Distributor admits that credit risk has emerged as one of the biggest threats to its health

Distributors remain wary of their exposure to financial liquidity risks from customers failing to meet payments.
Distributors remain wary of their exposure to financial liquidity risks from customers failing to meet payments.

PC and components distributor Asbis has revealed that its financial performance remains highly susceptible to credit risks as a result of the havoc wreaked on the market by the economic downturn.

The Cyprus-listed outfit last week published its 2009 annual report in which it made it clear to shareholders that credit risks could have a material adverse effect on its business.

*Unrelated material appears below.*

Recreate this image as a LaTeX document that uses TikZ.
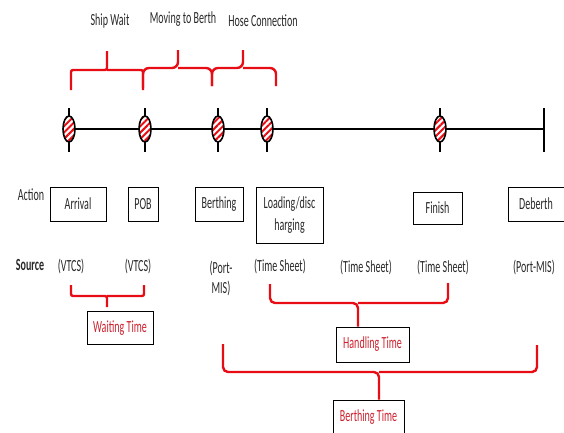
\documentclass[tikz,border=0pt]{standalone}
\usepackage{fontspec}
\setmainfont{Carlito}[FakeStretch=0.59]
\usetikzlibrary{shapes.geometric,patterns.meta}
\definecolor{brk}{RGB}{232,12,20}
\definecolor{lbl}{RGB}{205,32,45}
\definecolor{txt}{RGB}{40,40,40}

\tikzset{
  axis/.style={line width=2},
  event/.style={ellipse, draw, line width=1.6, minimum width=12, minimum height=26, inner sep=0,
    preaction={fill=white}, pattern={Lines[angle=45,distance=4.5pt,line width=2pt]}, pattern color=brk},
  actbox/.style={draw, line width=0.9, minimum height=34, inner sep=2, text=txt, align=center},
  timebox/.style={actbox, text=lbl},
  srctext/.style={text=txt, align=center, inner sep=1},
  bracket/.style={draw=brk, line width=2.4, rounded corners=2},
  curly/.style={draw=brk, line width=2.4, rounded corners=6},
}

\begin{document}
\begin{tikzpicture}[x=1pt, y=-1pt, font=\fontsize{17}{22}\selectfont]
    \useasboundingbox (0,0) rectangle (564,432);
    % time line with the events
    \foreach \n/\x in {1/69,2/145,3/218,4/267,5/440}
        \coordinate (t\n) at (\x,129);
    \coordinate (tend) at (544,129);
    \draw [axis] (t1) -- (tend);
    \draw [axis] ([yshift=21]tend) -- ([yshift=-23]tend);
    \foreach \n in {1,...,5} {
        \draw [axis] ([yshift=21]t\n) -- ([yshift=-23]t\n);
        \node [event] (e\n) at (t\n) {};
    }

    % phases above the line
    \node [text=txt] (shipwait) at (110,21) {Ship Wait};
    \node [text=txt] (moving) at (183,19) {Moving to Berth};
    \node [text=txt] (hose) at (263,21) {Hose Connection};
    \draw [bracket] (71,90) |- (107,70) -- (107,51);
    \draw [bracket] (143,90) |- (107,70);
    \draw [curly] (143,88) |- (178,68) -- (178,50);
    \draw [curly] (212,86) |- (178,68);
    \draw [curly] (212,86) |- (243,68) -- (243,50);
    \draw [curly] (276,86) |- (243,68);

    % actions
    \node [text=txt] (action) at (31,195) {Action};
    \node [actbox, minimum width=56] (arrival) at (78,204) {Arrival};
    \node [actbox, minimum width=30] (pob) at (143,204) {POB};
    \node [actbox, minimum width=48] (berthing) at (219,204) {Berthing};
    \node [actbox, minimum width=67, minimum height=56] (loading) at (289.5,215) {Loading/disc\\harging};
    \node [actbox, minimum width=49, minimum height=32] (finish) at (437.5,208) {Finish};
    \node [actbox, minimum width=56] (deberth) at (536,204) {Deberth};

    % sources
    \node [text=txt, font=\fontsize{17}{22}\selectfont\bfseries] (source) at (30,265) {Source};
    \node [srctext] (src1) at (71,266) {(VTCS)};
    \node [srctext] (src2) at (138,266) {(VTCS)};
    \node [srctext, font=\fontsize{17}{20}\selectfont] (src3) at (221,278) {(Port-\\MIS)};
    \node [srctext] (src4) at (280,266) {(Time Sheet)};
    \node [srctext] (src5) at (366,267) {(Time Sheet)};
    \node [srctext] (src6) at (443,267) {(Time Sheet)};
    \node [srctext] (src7) at (534,267) {(Port-MIS)};

    % times below
    \node [timebox, minimum width=66, minimum height=33] (waiting) at (120,328) {Waiting Time};
    \node [timebox, minimum width=73, minimum height=35] (handling) at (372.5,344.5) {Handling Time};
    \node [timebox, minimum width=71] (berthtime) at (368.5,417) {Berthing Time};
    \draw [bracket] (71,285) |- (107,296) -- (107,307);
    \draw [bracket] (144,285) |- (107,296);
    \coordinate (ht) at (358,303);
    \draw [curly, rounded corners=5] (270,284) |- (ht) -- (ht |- handling.north);
    \draw [curly, rounded corners=5] (448,283) |- (ht);
    \coordinate (bt) at (379,372);
    \draw [curly, rounded corners=5] (223,344) |- (bt) -- (bt |- berthtime.north);
    \draw [curly, rounded corners=5] (537,345) |- (bt);
\end{tikzpicture}
\end{document}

"Due to the recent market developments following the credit crisis that affected all countries the Group operates in, credit risk has become one of the most important factors that might affect the Group's results in the future," admitted the company.

Asbis said that although it had managed to insure a large portion of its receivables, credit insurance providers had become more risk averse and were cancelling or withdrawing credit limits to customers.

"As a result, the Group is exposed to more credit risk and the ability of the Group to analyse and assess its credit risk is of extremely high importance," it warned.

Asbis has secured credit insurance from Atradius and Euler Hermes, which covers 50% of its revenue in the event that it is unable to recover payments from a customer. It generally provides credit to resellers on terms ranging from 21 to 60 days, although in a few cases it offers 90-day terms.

The distributor posted a net loss of US$2.9m last year compared with a profit of US$4.1m the year before. Sales fell 22% to US$1.16 billion over the same period, with the Middle East (now worth 15% of its turnover) ending the year as the only geography to register any growth.